How to Calculate Your Exact Age
Calculating your age sounds simple, but the exact figure in years, months, and days requires careful handling of calendar differences. Here is the step-by-step method:
- Calculate full years: Subtract your birth year from the current year. If you have not yet had your birthday this year, subtract one.
- Calculate remaining months: Count full months since your last birthday.
- Calculate remaining days: Count the days since the start of the current partial month.
Example: Born on 15 March 1990, calculating age on 10 May 2026.
- Full years: 2026 − 1990 = 36 (birthday has passed in 2026)
- Months since last birthday (15 March 2026 to 10 May 2026): 1 full month (to 15 April), then 25 days
- Result: 36 years, 1 month, 25 days
Age-Related Milestones in Australia
| Age | Milestone |
|---|---|
| 5 | School enrolment (varies by state cutoff date) |
| 15–16 | Can obtain a learner's driving permit (varies by state) |
| 17 | Can apply for provisional licence in most states |
| 18 | Legal adult — can vote, drink alcohol, sign contracts |
| 25 | Car insurance typically decreases significantly |
| 60 | Some pensioner concession cards available |
| 65–67 | Age Pension eligibility (phased to 67) |
| 70 | Must renew driving licence every year in some states |
How Many Days Have You Been Alive?
The total number of days you have lived is a surprisingly large number.
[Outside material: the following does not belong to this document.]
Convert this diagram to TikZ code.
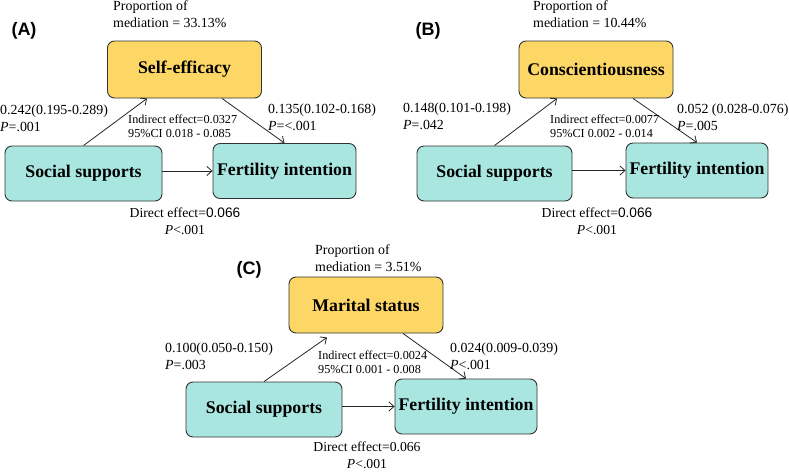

Here is a rough guide by age:
| Age | Approximate Days Lived | Weeks |
|---|---|---|
| 10 | ~3,652 | ~522 |
| 18 | ~6,575 | ~940 |
| 25 | ~9,131 | ~1,304 |
| 30 | ~10,957 | ~1,565 |
| 40 | ~14,610 | ~2,087 |
| 50 | ~18,263 | ~2,609 |
| 65 | ~23,741 | ~3,392 |
Leap years add an extra day approximately every 4 years, so the exact count depends on how many leap years fall within your lifespan. Our calculator accounts for this precisely.
Age Calculation for Official Purposes
For legal and official purposes in Australia, age is typically calculated as at the date of the relevant event or application. This matters for:
- School enrolment: Children must reach the required age by the state cutoff date, not just by the end of the calendar year.
- Government benefits: Eligibility dates are usually calculated to the day — not just the year.
- Sporting competitions: Age-group cutoffs in many Australian sports use a specific date (often 1 January) to determine the age group for the upcoming season.
- Superannuation access: The preservation age (currently 60 for most Australians) is calculated from your date of birth, not just your birth year.